In the state’s first use of the voter ID law, some college students’ ballots may end up filling the discard piles. As of Friday, 717 people had cast provisional ballots because they didn’t have acceptable photo identification. Four of the five counties with the highest concentrations of provisional ballots from voters without approved ID were Durham, Orange, Watauga and Wake, where those voters had home addresses on or near campuses. […]

The state’s voter ID law is still being argued in federal court, with opponents claiming it suppresses minority and youth voting. In addition to requiring photo identification, the law restricted the early voting period and eliminated preregistration of teenagers before their 18th birthdays.

It also gets rid of same-day registration during early voting and disallows ballots cast by people outside their assigned precincts, but those two established practices are allowed for this year’s primary while the lawsuit is active.

Legislators, who said the ID law was needed to guard against voter fraud, excluded student ID cards as acceptable identification. A state House bill in 2013 would have recognized IDs from public universities, but it was negated by a more stringent version from the state Senate.

While opponents were suing over the law, legislators last year loosened the ID requirements by allowing voters to claim a “reasonable impediment” to obtaining an acceptable voter ID. But college IDs stayed off the accepted list.

Young people, not coincidentally, are much, much more likely to vote for progressives. (See Sanders, Bernie.)

4. Darryl Hunt, once wrongly convicted of murder, found dead at fifty-one.

Darryl Hunt, imprisoned for more than 19 years for a murder he did not commit, was found dead in a car in Winston-Salem early Sunday.

In 1984 at age 19, Hunt was charged with the rape and murder of a newspaper copy editor. The case was racially charged. Hunt was black and the murder victim was white.

Hunt spoke against the death penalty for years after his exoneration, exhibiting a calm that made an impression on friends and strangers.

He traversed the the state with People of Faith Against the Death Penalty and traveled overseas with the documentary “The Trials of Darryl Hunt,” speaking about abolishing the death penalty and improving the justice system. […]

In a statement, police said that officers received a call early Sunday of a person believed to be dead inside a car near the Wake Forest University campus. Officers found a man identified as Hunt, unresponsive inside the car.

Hunt had been diagnosed with cancer. A cause of death was not released.

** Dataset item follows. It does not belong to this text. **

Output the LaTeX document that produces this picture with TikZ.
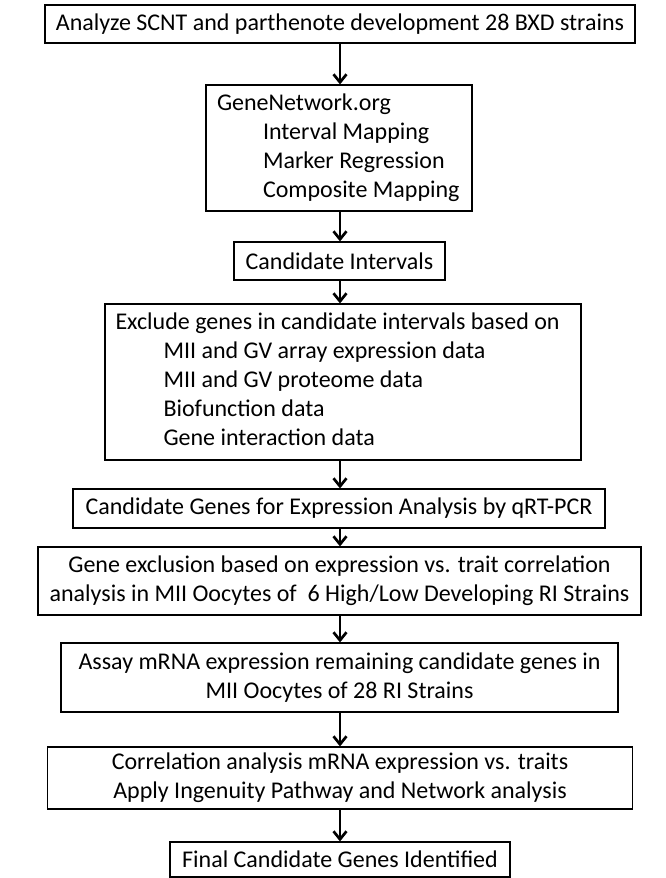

5. Hundred-car pileup on I-40.

More than 100 vehicles were involved in a series of crashes Sunday on Interstate 40 in Alamance County, but there were no fatalities and no arrests as of 9:30 p.m. Sunday, the Highway Patrol said.

Spokesman Jordan Pack said officers were not sure how the series of accidents got started. The Highway Patrol was in the process of clearing in the interstate of wrecked cars and hoped to have it open by 10 p.m.

“There were 20 minor injuries and in excess of 100 vehicles involved,” Pack said. “We still don’t know what caused the first pileup.”

The first accident took place at about 5:45 p.m., according to ABC-11.

6. UNC gets a number one seed.

Fresh off their ACC Tournament title, North Carolina earned the No. 1 seed in the East Region of the 2016 NCAA Tournament and will stay close to home as they open in Raleigh.

UNC will meet the play-in game winner of Florida Gulf Coast and Fairleigh Dickinson on Thursday at 7:20 p.m. at PNC Arena.

That’s all for Monday’s Roundup. I’m going back to bed.